Based on this dialog between these foundational resources and the experience of participatory practices within various organizations, the presentation will identify (1) a pragmatic set of guidelines to enable appropriation and adaptation to their local context of the general frameworks and toolboxes by the participants, (2) the articulations between knowledge transfers, capacity-building, socialization, and legitimization at the level of an organization and at the level of a society, building off foundational works by, among others, Karl Polanyi (and his concept of “double movement”) and Alain Supiot (and his work on labor in the 21st century).

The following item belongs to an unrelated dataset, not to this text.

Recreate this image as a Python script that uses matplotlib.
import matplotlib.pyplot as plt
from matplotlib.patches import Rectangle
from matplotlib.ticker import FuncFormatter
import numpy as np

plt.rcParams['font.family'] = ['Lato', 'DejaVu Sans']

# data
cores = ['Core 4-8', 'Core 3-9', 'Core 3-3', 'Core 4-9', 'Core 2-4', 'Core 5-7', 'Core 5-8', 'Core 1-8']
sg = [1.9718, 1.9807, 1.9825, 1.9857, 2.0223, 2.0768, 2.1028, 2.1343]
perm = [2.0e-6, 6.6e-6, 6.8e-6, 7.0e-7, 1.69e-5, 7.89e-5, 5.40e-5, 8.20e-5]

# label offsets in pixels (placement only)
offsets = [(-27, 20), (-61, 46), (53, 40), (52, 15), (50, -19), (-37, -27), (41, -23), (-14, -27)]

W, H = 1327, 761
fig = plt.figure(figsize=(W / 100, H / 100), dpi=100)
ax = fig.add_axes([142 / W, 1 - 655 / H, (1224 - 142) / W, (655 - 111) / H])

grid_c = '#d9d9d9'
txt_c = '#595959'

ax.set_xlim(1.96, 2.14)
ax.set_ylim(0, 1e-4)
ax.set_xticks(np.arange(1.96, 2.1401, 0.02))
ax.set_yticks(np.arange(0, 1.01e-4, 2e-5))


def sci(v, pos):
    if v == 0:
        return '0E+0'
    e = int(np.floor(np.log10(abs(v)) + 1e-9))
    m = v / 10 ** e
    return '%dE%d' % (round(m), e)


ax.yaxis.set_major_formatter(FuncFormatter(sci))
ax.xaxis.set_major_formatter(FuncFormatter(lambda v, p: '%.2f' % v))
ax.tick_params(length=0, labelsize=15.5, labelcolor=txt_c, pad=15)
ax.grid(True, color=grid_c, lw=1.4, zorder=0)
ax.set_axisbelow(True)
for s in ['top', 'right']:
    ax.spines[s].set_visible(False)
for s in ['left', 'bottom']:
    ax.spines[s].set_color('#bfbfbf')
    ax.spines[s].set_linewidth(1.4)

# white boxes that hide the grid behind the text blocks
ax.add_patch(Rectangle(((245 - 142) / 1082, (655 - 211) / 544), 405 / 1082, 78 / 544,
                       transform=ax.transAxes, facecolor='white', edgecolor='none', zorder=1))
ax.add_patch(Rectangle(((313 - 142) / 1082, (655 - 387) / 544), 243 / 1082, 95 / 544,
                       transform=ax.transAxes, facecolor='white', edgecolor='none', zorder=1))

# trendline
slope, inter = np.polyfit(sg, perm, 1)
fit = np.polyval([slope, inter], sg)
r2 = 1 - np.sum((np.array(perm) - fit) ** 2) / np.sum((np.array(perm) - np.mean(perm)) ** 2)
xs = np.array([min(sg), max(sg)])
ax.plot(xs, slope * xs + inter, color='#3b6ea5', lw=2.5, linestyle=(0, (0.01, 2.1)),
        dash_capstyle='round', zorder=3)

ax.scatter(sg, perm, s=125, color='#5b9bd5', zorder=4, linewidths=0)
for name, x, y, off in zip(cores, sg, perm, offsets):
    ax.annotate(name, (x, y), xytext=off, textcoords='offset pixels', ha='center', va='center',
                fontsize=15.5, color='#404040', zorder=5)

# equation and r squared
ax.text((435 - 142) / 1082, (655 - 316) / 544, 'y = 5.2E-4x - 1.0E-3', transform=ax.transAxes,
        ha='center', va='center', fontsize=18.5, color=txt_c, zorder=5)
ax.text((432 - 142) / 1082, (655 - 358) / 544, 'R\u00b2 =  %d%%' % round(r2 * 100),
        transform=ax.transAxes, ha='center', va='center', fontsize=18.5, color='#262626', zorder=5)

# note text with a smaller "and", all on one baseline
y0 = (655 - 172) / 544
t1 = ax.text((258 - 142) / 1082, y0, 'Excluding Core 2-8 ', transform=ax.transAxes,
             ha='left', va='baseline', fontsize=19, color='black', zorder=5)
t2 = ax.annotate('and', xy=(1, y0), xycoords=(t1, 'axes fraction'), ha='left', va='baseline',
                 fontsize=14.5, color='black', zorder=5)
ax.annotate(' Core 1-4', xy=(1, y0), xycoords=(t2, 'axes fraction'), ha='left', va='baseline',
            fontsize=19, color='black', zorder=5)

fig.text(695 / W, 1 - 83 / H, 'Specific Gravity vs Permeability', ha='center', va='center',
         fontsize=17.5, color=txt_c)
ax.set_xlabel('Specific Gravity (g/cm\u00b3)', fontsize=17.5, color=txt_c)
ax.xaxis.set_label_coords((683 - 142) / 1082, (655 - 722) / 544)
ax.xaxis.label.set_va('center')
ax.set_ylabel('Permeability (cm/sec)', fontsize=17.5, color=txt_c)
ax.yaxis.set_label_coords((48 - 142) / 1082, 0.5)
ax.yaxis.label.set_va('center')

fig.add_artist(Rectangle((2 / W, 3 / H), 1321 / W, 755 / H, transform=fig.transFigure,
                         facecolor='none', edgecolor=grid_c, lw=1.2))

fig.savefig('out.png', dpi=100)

Beyond their conceptual value, these articulations can be operationalized in collective political narratives as well as replicable, adaptable, and scalable strategies for CSOs as a way to exploit and subvert the “imperative of efficiency” (Marcello Vitali-Rosati), promote individual and collective (e.g. through unions) empowerment, reduce the digital divide, and transform the adoption of AI systems from processes to alienation to opportunities of meaningful community-building.
Acknowledging the importance of local and national labor laws, cultural norms, and political institutions, this presentation will conclude on an agenda-setting effort to further institutionalize this empowerment dynamic not just within the initial geographic focus, but, in a post-colonial approach, to other countries, with a particular focus on Global South countries who are mostly excluded from AI governance while playing a crucial role in AI systems’ value chains (e.g. raw materials extraction and transformation, data labeling, click-workers…), harnessing multilateral organizations, transnational corporations, international development institutions, and international CSO networks.